Task objective »
Seek out every line containing the word "matplotlib", and copy each.

Stored data »
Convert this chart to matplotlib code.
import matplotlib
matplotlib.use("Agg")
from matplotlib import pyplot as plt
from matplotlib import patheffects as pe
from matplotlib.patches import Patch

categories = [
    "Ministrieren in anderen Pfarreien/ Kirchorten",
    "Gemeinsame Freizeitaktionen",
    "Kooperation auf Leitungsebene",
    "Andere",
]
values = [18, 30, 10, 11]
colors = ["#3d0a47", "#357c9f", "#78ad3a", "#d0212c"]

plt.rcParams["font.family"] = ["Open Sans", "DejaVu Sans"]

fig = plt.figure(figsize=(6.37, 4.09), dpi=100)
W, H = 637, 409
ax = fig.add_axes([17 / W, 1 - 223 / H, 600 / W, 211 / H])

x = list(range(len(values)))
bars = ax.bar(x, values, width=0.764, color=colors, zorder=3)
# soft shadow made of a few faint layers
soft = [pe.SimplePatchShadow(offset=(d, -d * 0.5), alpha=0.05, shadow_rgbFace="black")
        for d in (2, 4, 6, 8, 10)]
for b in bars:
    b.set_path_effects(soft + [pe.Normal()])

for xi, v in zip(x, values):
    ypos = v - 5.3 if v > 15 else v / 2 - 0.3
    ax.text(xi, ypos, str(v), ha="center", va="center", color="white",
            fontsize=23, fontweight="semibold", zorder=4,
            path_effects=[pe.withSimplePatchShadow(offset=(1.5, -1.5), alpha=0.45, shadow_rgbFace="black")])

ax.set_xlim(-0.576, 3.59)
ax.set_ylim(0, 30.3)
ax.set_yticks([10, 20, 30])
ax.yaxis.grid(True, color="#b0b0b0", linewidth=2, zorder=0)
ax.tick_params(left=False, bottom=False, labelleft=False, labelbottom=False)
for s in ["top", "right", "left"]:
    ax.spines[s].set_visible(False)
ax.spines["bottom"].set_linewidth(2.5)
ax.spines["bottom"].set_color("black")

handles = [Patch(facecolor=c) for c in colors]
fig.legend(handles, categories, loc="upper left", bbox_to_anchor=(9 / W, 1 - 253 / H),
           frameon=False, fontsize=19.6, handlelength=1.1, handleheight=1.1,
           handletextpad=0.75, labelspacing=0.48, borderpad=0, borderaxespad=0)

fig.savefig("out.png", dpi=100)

Written response »
Convert this chart to matplotlib code.
import matplotlib
matplotlib.use("Agg")
from matplotlib import pyplot as plt
from matplotlib import patheffects as pe
from matplotlib.patches import Patch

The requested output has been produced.